-- start --

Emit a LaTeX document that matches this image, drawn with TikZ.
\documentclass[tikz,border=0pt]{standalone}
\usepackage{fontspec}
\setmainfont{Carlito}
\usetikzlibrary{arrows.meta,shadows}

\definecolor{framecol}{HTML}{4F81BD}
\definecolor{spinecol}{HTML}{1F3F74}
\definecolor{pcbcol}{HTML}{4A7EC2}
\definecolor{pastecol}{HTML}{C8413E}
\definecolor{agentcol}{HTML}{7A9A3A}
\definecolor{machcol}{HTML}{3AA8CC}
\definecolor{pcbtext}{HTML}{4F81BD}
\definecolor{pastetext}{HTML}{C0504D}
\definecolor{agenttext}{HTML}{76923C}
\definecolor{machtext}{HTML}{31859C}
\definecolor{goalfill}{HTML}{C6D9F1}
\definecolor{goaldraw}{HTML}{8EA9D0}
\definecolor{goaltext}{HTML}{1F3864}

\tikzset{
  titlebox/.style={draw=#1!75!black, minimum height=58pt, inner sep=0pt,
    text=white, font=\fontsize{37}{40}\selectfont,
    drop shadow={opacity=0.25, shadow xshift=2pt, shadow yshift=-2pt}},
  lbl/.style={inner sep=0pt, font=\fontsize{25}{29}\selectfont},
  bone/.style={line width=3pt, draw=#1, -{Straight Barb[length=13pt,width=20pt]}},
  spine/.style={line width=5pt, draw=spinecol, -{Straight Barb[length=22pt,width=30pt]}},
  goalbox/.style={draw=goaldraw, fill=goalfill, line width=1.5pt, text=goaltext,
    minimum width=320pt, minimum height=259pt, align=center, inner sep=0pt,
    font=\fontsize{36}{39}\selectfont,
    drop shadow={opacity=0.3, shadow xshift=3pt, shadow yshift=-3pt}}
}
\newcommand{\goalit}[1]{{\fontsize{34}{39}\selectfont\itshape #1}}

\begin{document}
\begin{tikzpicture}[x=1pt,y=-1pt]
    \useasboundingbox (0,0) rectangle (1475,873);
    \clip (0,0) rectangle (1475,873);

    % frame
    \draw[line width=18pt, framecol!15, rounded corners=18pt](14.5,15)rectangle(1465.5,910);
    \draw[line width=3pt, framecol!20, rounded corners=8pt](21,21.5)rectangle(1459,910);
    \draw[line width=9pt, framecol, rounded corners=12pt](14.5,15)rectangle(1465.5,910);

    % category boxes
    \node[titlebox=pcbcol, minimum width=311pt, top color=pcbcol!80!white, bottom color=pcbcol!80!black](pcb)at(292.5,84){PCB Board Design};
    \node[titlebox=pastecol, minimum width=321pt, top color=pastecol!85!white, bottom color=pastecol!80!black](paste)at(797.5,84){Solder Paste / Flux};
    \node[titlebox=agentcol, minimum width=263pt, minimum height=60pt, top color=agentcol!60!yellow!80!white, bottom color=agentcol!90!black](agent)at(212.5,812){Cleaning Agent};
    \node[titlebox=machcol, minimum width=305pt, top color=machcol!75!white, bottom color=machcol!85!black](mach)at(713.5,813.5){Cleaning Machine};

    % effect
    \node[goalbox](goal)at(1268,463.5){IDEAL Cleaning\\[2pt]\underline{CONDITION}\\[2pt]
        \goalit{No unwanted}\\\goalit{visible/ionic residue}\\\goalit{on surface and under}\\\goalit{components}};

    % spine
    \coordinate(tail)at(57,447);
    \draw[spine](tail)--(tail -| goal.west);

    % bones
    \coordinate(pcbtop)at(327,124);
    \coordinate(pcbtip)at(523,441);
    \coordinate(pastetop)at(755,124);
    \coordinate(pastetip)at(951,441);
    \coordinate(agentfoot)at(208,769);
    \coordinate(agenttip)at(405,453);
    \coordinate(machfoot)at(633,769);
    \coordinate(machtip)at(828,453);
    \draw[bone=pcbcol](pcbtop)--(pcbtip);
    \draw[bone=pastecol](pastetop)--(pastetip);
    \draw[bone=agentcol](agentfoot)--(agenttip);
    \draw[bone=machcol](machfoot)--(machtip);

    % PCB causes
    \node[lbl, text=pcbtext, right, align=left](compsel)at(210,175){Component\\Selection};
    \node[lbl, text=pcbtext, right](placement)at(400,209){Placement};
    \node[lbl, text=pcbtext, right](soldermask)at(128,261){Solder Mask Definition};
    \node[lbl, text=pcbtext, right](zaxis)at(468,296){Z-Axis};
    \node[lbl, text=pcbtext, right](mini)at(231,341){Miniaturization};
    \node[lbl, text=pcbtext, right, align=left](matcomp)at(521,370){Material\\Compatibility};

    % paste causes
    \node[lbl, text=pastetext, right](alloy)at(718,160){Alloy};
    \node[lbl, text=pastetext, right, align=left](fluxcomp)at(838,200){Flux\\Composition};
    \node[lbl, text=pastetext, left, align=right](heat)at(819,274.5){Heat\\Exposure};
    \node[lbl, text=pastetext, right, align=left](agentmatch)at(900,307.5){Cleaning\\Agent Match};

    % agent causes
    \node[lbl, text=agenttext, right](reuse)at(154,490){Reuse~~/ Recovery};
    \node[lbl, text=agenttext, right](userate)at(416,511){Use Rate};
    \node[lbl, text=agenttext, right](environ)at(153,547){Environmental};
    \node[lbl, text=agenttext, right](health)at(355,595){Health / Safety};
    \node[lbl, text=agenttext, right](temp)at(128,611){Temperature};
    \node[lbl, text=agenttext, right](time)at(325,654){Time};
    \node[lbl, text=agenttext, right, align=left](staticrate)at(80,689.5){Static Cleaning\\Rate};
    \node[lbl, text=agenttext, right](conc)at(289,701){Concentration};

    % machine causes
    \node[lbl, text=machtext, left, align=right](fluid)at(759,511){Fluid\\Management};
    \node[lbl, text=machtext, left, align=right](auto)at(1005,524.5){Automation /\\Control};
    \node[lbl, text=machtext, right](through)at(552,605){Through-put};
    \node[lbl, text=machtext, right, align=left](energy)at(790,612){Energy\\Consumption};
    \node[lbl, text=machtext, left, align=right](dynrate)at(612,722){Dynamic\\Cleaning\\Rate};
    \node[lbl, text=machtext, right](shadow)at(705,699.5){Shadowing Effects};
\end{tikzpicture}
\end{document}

-- end --

_What this task involves:_
All of the data needs to be reproduced exactly, with no line missing.

_Response:_
Emit a LaTeX document that matches this image, drawn with TikZ.
\documentclass[tikz,border=0pt]{standalone}
\usepackage{fontspec}
\setmainfont{Carlito}
\usetikzlibrary{arrows.meta,shadows}

\definecolor{framecol}{HTML}{4F81BD}
\definecolor{spinecol}{HTML}{1F3F74}
\definecolor{pcbcol}{HTML}{4A7EC2}
\definecolor{pastecol}{HTML}{C8413E}
\definecolor{agentcol}{HTML}{7A9A3A}
\definecolor{machcol}{HTML}{3AA8CC}
\definecolor{pcbtext}{HTML}{4F81BD}
\definecolor{pastetext}{HTML}{C0504D}
\definecolor{agenttext}{HTML}{76923C}
\definecolor{machtext}{HTML}{31859C}
\definecolor{goalfill}{HTML}{C6D9F1}
\definecolor{goaldraw}{HTML}{8EA9D0}
\definecolor{goaltext}{HTML}{1F3864}

\tikzset{
  titlebox/.style={draw=#1!75!black, minimum height=58pt, inner sep=0pt,
    text=white, font=\fontsize{37}{40}\selectfont,
    drop shadow={opacity=0.25, shadow xshift=2pt, shadow yshift=-2pt}},
  lbl/.style={inner sep=0pt, font=\fontsize{25}{29}\selectfont},
  bone/.style={line width=3pt, draw=#1, -{Straight Barb[length=13pt,width=20pt]}},
  spine/.style={line width=5pt, draw=spinecol, -{Straight Barb[length=22pt,width=30pt]}},
  goalbox/.style={draw=goaldraw, fill=goalfill, line width=1.5pt, text=goaltext,
    minimum width=320pt, minimum height=259pt, align=center, inner sep=0pt,
    font=\fontsize{36}{39}\selectfont,
    drop shadow={opacity=0.3, shadow xshift=3pt, shadow yshift=-3pt}}
}
\newcommand{\goalit}[1]{{\fontsize{34}{39}\selectfont\itshape #1}}

\begin{document}
\begin{tikzpicture}[x=1pt,y=-1pt]
    \useasboundingbox (0,0) rectangle (1475,873);
    \clip (0,0) rectangle (1475,873);

    % frame
    \draw[line width=18pt, framecol!15, rounded corners=18pt](14.5,15)rectangle(1465.5,910);
    \draw[line width=3pt, framecol!20, rounded corners=8pt](21,21.5)rectangle(1459,910);
    \draw[line width=9pt, framecol, rounded corners=12pt](14.5,15)rectangle(1465.5,910);

    % category boxes
    \node[titlebox=pcbcol, minimum width=311pt, top color=pcbcol!80!white, bottom color=pcbcol!80!black](pcb)at(292.5,84){PCB Board Design};
    \node[titlebox=pastecol, minimum width=321pt, top color=pastecol!85!white, bottom color=pastecol!80!black](paste)at(797.5,84){Solder Paste / Flux};
    \node[titlebox=agentcol, minimum width=263pt, minimum height=60pt, top color=agentcol!60!yellow!80!white, bottom color=agentcol!90!black](agent)at(212.5,812){Cleaning Agent};
    \node[titlebox=machcol, minimum width=305pt, top color=machcol!75!white, bottom color=machcol!85!black](mach)at(713.5,813.5){Cleaning Machine};

    % effect
    \node[goalbox](goal)at(1268,463.5){IDEAL Cleaning\\[2pt]\underline{CONDITION}\\[2pt]
        \goalit{No unwanted}\\\goalit{visible/ionic residue}\\\goalit{on surface and under}\\\goalit{components}};

    % spine
    \coordinate(tail)at(57,447);
    \draw[spine](tail)--(tail -| goal.west);

    % bones
    \coordinate(pcbtop)at(327,124);
    \coordinate(pcbtip)at(523,441);
    \coordinate(pastetop)at(755,124);
    \coordinate(pastetip)at(951,441);
    \coordinate(agentfoot)at(208,769);
    \coordinate(agenttip)at(405,453);
    \coordinate(machfoot)at(633,769);
    \coordinate(machtip)at(828,453);
    \draw[bone=pcbcol](pcbtop)--(pcbtip);
    \draw[bone=pastecol](pastetop)--(pastetip);
    \draw[bone=agentcol](agentfoot)--(agenttip);
    \draw[bone=machcol](machfoot)--(machtip);

    % PCB causes
    \node[lbl, text=pcbtext, right, align=left](compsel)at(210,175){Component\\Selection};
    \node[lbl, text=pcbtext, right](placement)at(400,209){Placement};
    \node[lbl, text=pcbtext, right](soldermask)at(128,261){Solder Mask Definition};
    \node[lbl, text=pcbtext, right](zaxis)at(468,296){Z-Axis};
    \node[lbl, text=pcbtext, right](mini)at(231,341){Miniaturization};
    \node[lbl, text=pcbtext, right, align=left](matcomp)at(521,370){Material\\Compatibility};

    % paste causes
    \node[lbl, text=pastetext, right](alloy)at(718,160){Alloy};
    \node[lbl, text=pastetext, right, align=left](fluxcomp)at(838,200){Flux\\Composition};
    \node[lbl, text=pastetext, left, align=right](heat)at(819,274.5){Heat\\Exposure};
    \node[lbl, text=pastetext, right, align=left](agentmatch)at(900,307.5){Cleaning\\Agent Match};

    % agent causes
    \node[lbl, text=agenttext, right](reuse)at(154,490){Reuse~~/ Recovery};
    \node[lbl, text=agenttext, right](userate)at(416,511){Use Rate};
    \node[lbl, text=agenttext, right](environ)at(153,547){Environmental};
    \node[lbl, text=agenttext, right](health)at(355,595){Health / Safety};
    \node[lbl, text=agenttext, right](temp)at(128,611){Temperature};
    \node[lbl, text=agenttext, right](time)at(325,654){Time};
    \node[lbl, text=agenttext, right, align=left](staticrate)at(80,689.5){Static Cleaning\\Rate};
    \node[lbl, text=agenttext, right](conc)at(289,701){Concentration};

    % machine causes
    \node[lbl, text=machtext, left, align=right](fluid)at(759,511){Fluid\\Management};
    \node[lbl, text=machtext, left, align=right](auto)at(1005,524.5){Automation /\\Control};
    \node[lbl, text=machtext, right](through)at(552,605){Through-put};
    \node[lbl, text=machtext, right, align=left](energy)at(790,612){Energy\\Consumption};
    \node[lbl, text=machtext, left, align=right](dynrate)at(612,722){Dynamic\\Cleaning\\Rate};
    \node[lbl, text=machtext, right](shadow)at(705,699.5){Shadowing Effects};
\end{tikzpicture}
\end{document}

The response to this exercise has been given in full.